▸ **Aim**
Leave the pictures out, and retype all of the material exactly as written.

▸ **Collected data**
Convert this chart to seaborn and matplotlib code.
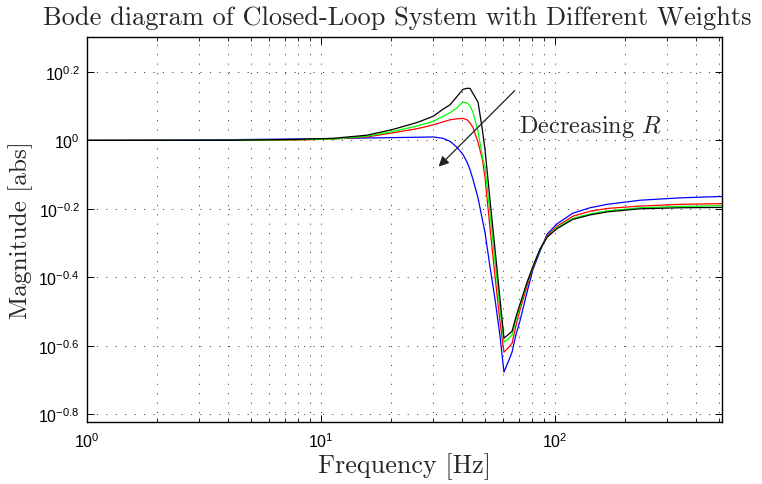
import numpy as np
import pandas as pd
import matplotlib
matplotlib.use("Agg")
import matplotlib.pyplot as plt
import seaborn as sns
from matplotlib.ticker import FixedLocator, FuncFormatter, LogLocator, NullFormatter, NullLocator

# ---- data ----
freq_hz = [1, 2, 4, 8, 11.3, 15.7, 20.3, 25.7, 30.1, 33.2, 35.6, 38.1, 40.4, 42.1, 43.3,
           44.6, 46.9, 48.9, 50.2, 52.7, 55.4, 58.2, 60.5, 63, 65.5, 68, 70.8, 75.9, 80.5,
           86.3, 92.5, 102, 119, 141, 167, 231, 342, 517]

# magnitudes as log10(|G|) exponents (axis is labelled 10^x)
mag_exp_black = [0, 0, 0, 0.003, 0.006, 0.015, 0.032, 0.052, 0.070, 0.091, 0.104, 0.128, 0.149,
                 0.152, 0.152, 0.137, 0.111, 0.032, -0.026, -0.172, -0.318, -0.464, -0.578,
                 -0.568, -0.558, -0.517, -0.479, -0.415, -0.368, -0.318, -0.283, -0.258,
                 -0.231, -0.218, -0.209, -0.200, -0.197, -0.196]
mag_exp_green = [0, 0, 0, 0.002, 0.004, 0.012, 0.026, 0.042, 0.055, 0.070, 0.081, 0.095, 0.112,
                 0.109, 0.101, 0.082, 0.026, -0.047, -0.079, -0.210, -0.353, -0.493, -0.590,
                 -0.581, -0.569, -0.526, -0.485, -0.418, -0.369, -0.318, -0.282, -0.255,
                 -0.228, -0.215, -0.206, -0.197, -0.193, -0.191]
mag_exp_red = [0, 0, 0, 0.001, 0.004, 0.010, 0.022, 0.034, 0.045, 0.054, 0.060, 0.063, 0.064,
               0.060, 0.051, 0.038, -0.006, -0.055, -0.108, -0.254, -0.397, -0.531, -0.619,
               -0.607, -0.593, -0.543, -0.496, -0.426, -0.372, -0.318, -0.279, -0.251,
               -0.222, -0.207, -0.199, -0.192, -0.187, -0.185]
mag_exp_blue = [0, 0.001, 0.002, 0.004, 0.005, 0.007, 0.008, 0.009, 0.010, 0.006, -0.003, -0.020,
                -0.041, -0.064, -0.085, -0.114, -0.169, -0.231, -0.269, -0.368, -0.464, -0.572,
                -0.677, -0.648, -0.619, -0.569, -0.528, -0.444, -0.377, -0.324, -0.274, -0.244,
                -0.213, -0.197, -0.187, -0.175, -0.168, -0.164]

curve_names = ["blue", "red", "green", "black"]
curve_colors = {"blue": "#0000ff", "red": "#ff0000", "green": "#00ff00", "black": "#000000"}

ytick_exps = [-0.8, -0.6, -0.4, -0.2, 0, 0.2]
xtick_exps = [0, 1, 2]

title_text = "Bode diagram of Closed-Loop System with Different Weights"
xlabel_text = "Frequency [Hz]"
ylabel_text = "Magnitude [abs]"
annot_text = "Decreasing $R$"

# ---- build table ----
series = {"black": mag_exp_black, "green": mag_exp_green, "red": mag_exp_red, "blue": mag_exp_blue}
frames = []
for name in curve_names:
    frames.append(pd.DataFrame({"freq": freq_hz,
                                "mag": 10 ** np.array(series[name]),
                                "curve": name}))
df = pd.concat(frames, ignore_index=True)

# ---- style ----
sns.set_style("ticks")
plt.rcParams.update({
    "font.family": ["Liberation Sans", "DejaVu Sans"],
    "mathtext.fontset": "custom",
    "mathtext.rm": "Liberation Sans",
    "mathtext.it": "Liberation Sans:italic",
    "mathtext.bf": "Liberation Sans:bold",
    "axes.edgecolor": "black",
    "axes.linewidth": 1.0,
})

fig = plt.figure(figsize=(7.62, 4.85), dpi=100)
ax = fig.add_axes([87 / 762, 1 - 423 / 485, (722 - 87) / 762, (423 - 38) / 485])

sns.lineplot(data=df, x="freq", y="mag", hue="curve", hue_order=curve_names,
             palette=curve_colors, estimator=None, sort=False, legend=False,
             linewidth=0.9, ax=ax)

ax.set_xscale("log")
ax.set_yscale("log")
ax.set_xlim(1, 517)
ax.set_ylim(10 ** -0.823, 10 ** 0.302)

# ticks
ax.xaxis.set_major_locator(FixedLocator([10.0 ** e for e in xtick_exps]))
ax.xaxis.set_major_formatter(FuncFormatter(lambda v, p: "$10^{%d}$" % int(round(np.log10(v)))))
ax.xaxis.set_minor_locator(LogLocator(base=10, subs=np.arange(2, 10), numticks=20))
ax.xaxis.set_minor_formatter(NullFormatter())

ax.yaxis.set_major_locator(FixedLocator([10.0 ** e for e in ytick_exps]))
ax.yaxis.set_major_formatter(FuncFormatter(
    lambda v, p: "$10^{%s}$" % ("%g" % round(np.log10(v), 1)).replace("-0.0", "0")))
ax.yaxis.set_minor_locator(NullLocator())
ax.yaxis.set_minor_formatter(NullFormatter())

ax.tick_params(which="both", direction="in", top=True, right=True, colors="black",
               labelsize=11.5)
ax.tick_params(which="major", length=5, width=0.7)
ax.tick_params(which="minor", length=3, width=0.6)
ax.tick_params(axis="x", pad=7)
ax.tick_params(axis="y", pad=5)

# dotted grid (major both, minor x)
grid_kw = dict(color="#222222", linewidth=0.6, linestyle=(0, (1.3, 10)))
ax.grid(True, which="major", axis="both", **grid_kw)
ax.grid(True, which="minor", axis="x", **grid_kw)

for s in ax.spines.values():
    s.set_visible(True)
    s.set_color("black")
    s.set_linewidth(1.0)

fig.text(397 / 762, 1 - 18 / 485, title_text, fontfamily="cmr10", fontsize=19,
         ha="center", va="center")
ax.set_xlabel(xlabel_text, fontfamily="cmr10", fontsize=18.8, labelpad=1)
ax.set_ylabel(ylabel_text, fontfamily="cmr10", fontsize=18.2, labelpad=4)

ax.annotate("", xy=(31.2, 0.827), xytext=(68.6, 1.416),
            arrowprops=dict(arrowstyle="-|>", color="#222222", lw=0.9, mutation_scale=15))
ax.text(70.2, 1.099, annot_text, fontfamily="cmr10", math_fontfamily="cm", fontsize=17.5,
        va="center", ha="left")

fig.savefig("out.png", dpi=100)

▸ **Problem solution**
Convert this chart to seaborn and matplotlib code.
import numpy as np
import pandas as pd
import matplotlib
matplotlib.use("Agg")
import matplotlib.pyplot as plt
import seaborn as sns
from matplotlib.ticker import FixedLocator, FuncFormatter, LogLocator, NullFormatter, NullLocator

# ---- data ----
freq_hz = [1, 2, 4, 8, 11.3, 15.7, 20.3, 25.7, 30.1, 33.2, 35.6, 38.1, 40.4, 42.1, 43.3,
           44.6, 46.9, 48.9, 50.2, 52.7, 55.4, 58.2, 60.5, 63, 65.5, 68, 70.8, 75.9, 80.5,
           86.3, 92.5, 102, 119, 141, 167, 231, 342, 517]

# magnitudes as log10(|G|) exponents (axis is labelled 10^x)
mag_exp_black = [0, 0, 0, 0.003, 0.006, 0.015, 0.032, 0.052, 0.070, 0.091, 0.104, 0.128, 0.149,
                 0.152, 0.152, 0.137, 0.111, 0.032, -0.026, -0.172, -0.318, -0.464, -0.578,
                 -0.568, -0.558, -0.517, -0.479, -0.415, -0.368, -0.318, -0.283, -0.258,
                 -0.231, -0.218, -0.209, -0.200, -0.197, -0.196]
mag_exp_green = [0, 0, 0, 0.002, 0.004, 0.012, 0.026, 0.042, 0.055, 0.070, 0.081, 0.095, 0.112,
                 0.109, 0.101, 0.082, 0.026, -0.047, -0.079, -0.210, -0.353, -0.493, -0.590,
                 -0.581, -0.569, -0.526, -0.485, -0.418, -0.369, -0.318, -0.282, -0.255,
                 -0.228, -0.215, -0.206, -0.197, -0.193, -0.191]
mag_exp_red = [0, 0, 0, 0.001, 0.004, 0.010, 0.022, 0.034, 0.045, 0.054, 0.060, 0.063, 0.064,
               0.060, 0.051, 0.038, -0.006, -0.055, -0.108, -0.254, -0.397, -0.531, -0.619,
               -0.607, -0.593, -0.543, -0.496, -0.426, -0.372, -0.318, -0.279, -0.251,
               -0.222, -0.207, -0.199, -0.192, -0.187, -0.185]
mag_exp_blue = [0, 0.001, 0.002, 0.004, 0.005, 0.007, 0.008, 0.009, 0.010, 0.006, -0.003, -0.020,
                -0.041, -0.064, -0.085, -0.114, -0.169, -0.231, -0.269, -0.368, -0.464, -0.572,
                -0.677, -0.648, -0.619, -0.569, -0.528, -0.444, -0.377, -0.324, -0.274, -0.244,
                -0.213, -0.197, -0.187, -0.175, -0.168, -0.164]

curve_names = ["blue", "red", "green", "black"]
curve_colors = {"blue": "#0000ff", "red": "#ff0000", "green": "#00ff00", "black": "#000000"}

ytick_exps = [-0.8, -0.6, -0.4, -0.2, 0, 0.2]
xtick_exps = [0, 1, 2]

title_text = "Bode diagram of Closed-Loop System with Different Weights"
xlabel_text = "Frequency [Hz]"
ylabel_text = "Magnitude [abs]"
annot_text = "Decreasing $R$"

# ---- build table ----
series = {"black": mag_exp_black, "green": mag_exp_green, "red": mag_exp_red, "blue": mag_exp_blue}
frames = []
for name in curve_names:
    frames.append(pd.DataFrame({"freq": freq_hz,
                                "mag": 10 ** np.array(series[name]),
                                "curve": name}))
df = pd.concat(frames, ignore_index=True)

# ---- style ----
sns.set_style("ticks")
plt.rcParams.update({
    "font.family": ["Liberation Sans", "DejaVu Sans"],
    "mathtext.fontset": "custom",
    "mathtext.rm": "Liberation Sans",
    "mathtext.it": "Liberation Sans:italic",
    "mathtext.bf": "Liberation Sans:bold",
    "axes.edgecolor": "black",
    "axes.linewidth": 1.0,
})

fig = plt.figure(figsize=(7.62, 4.85), dpi=100)
ax = fig.add_axes([87 / 762, 1 - 423 / 485, (722 - 87) / 762, (423 - 38) / 485])

sns.lineplot(data=df, x="freq", y="mag", hue="curve", hue_order=curve_names,
             palette=curve_colors, estimator=None, sort=False, legend=False,
             linewidth=0.9, ax=ax)

ax.set_xscale("log")
ax.set_yscale("log")
ax.set_xlim(1, 517)
ax.set_ylim(10 ** -0.823, 10 ** 0.302)

# ticks
ax.xaxis.set_major_locator(FixedLocator([10.0 ** e for e in xtick_exps]))
ax.xaxis.set_major_formatter(FuncFormatter(lambda v, p: "$10^{%d}$" % int(round(np.log10(v)))))
ax.xaxis.set_minor_locator(LogLocator(base=10, subs=np.arange(2, 10), numticks=20))
ax.xaxis.set_minor_formatter(NullFormatter())

ax.yaxis.set_major_locator(FixedLocator([10.0 ** e for e in ytick_exps]))
ax.yaxis.set_major_formatter(FuncFormatter(
    lambda v, p: "$10^{%s}$" % ("%g" % round(np.log10(v), 1)).replace("-0.0", "0")))
ax.yaxis.set_minor_locator(NullLocator())
ax.yaxis.set_minor_formatter(NullFormatter())

ax.tick_params(which="both", direction="in", top=True, right=True, colors="black",
               labelsize=11.5)
ax.tick_params(which="major", length=5, width=0.7)
ax.tick_params(which="minor", length=3, width=0.6)
ax.tick_params(axis="x", pad=7)
ax.tick_params(axis="y", pad=5)

# dotted grid (major both, minor x)
grid_kw = dict(color="#222222", linewidth=0.6, linestyle=(0, (1.3, 10)))
ax.grid(True, which="major", axis="both", **grid_kw)
ax.grid(True, which="minor", axis="x", **grid_kw)

for s in ax.spines.values():
    s.set_visible(True)
    s.set_color("black")
    s.set_linewidth(1.0)

fig.text(397 / 762, 1 - 18 / 485, title_text, fontfamily="cmr10", fontsize=19,
         ha="center", va="center")
ax.set_xlabel(xlabel_text, fontfamily="cmr10", fontsize=18.8, labelpad=1)
ax.set_ylabel(ylabel_text, fontfamily="cmr10", fontsize=18.2, labelpad=4)

ax.annotate("", xy=(31.2, 0.827), xytext=(68.6, 1.416),
            arrowprops=dict(arrowstyle="-|>", color="#222222", lw=0.9, mutation_scale=15))
ax.text(70.2, 1.099, annot_text, fontfamily="cmr10", math_fontfamily="cm", fontsize=17.5,
        va="center", ha="left")

fig.savefig("out.png", dpi=100)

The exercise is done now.